Sublimely ignoring the evidence, Charb begins with a rehash of the original al Dura myth. “Eight years ago France 2 broadcast images of a Palestinian child screaming in terror, caught in a cross fire between Palestinian gunmen and Israeli soldiers, in Gaza. His father tries to protect him. In vain. The child is fatally shot. The father is wounded. It was all filmed by France 2 Jerusalem correspondent Charles Enderlin’s cameraman. Enderlin affirms that the murderous gunfire came from the Israeli side. And, ever since, ‘pro-Israel propagandists’ have been dragging Enderlin through shit.”
Charb boasts of his ignorance about what really happened in Gaza that day but says that Palestinians who use the al Dura image to prove that the "Israeli occupation army" kills civilians are knuckleheads. If the images didn’t exist, he explains, the kid would have been added to the list of 5 to 800 nameless Palestinian children killed by Israelis. He claims the “Greater Israel fanatics” don’t bother to deny those fatalities because the cadavers aren’t displayed on TV [sic] when the Israelis bomb a building in Gaza. For Charb, the Palestinians are a sorry lot if they think the world needs the al Dura image to show that Israel is fighting an "illegitimate" war to deny their right to self-determination.
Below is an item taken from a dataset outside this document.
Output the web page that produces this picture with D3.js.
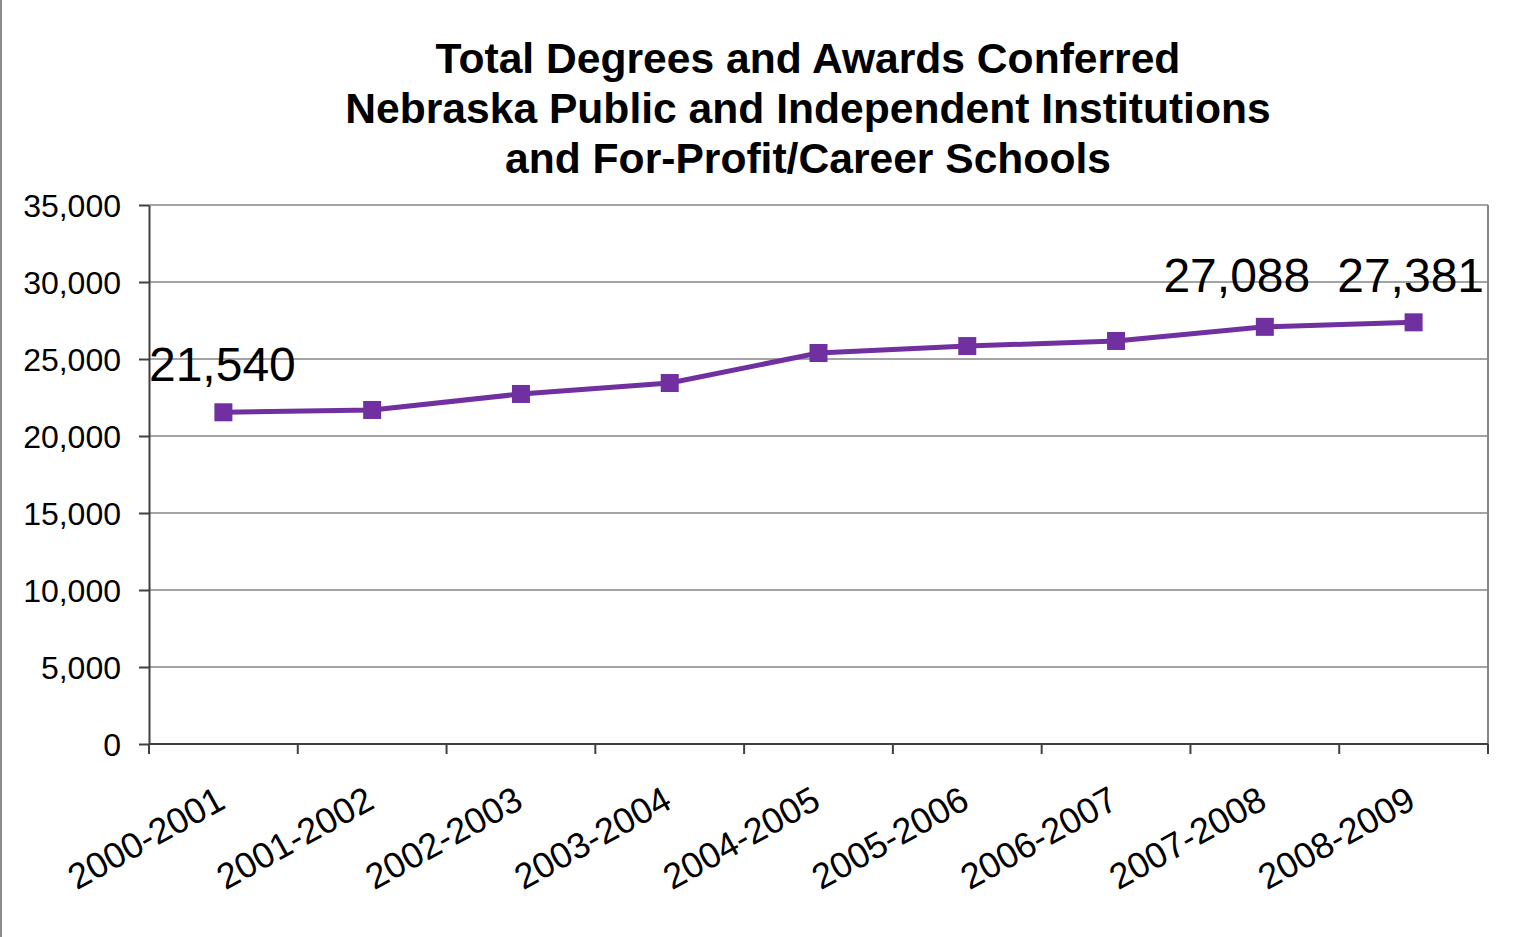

It shouldn’t take an al Dura to mobilize freedom-loving people to defend basic Palestinian rights…like the right to go out to buy bread and come home alive [sic].
These people, says Charb, who quibble over a detail because they deny the essential truth, who turn poor Enderlin into a Palestinian agent and turn Zionism into colonialism, “these Thierry Meyssan [best-selling French 9/11 conspiracy author] look-alikes who never saw a Palestinian killed by Israeli gunfire in Palestine” have convinced the CRIF [Jewish umbrella organization] to ask Sarkozy to set up an investigating commission. What does this have to do with the CRIF, what does it have to do with French Jews, why doesn't the UOIF [French Muslim Brotherhood association] demand its own investigating commission? How about an investigation of the Sabra and Shatila affair [sic]? "Then these mature adults can scold the dimwitted banlieue Beurs for identifying with the Palestinians... Communitarian cunts! Can’t they set a good example?"
The al Dura article--which appeared to the left of Siné’s last column-- sparked no controversy, triggered no petitions, sent no philosophers rushing to the barricades.
But Siné may have inspired the 63 year-old man—certainly not an antisemite—who scrawled “Sarkozys Jews Thieves” on the walls of several buildings near Jean Sarkozy’s home in Neuilly-sur-Seine the other night.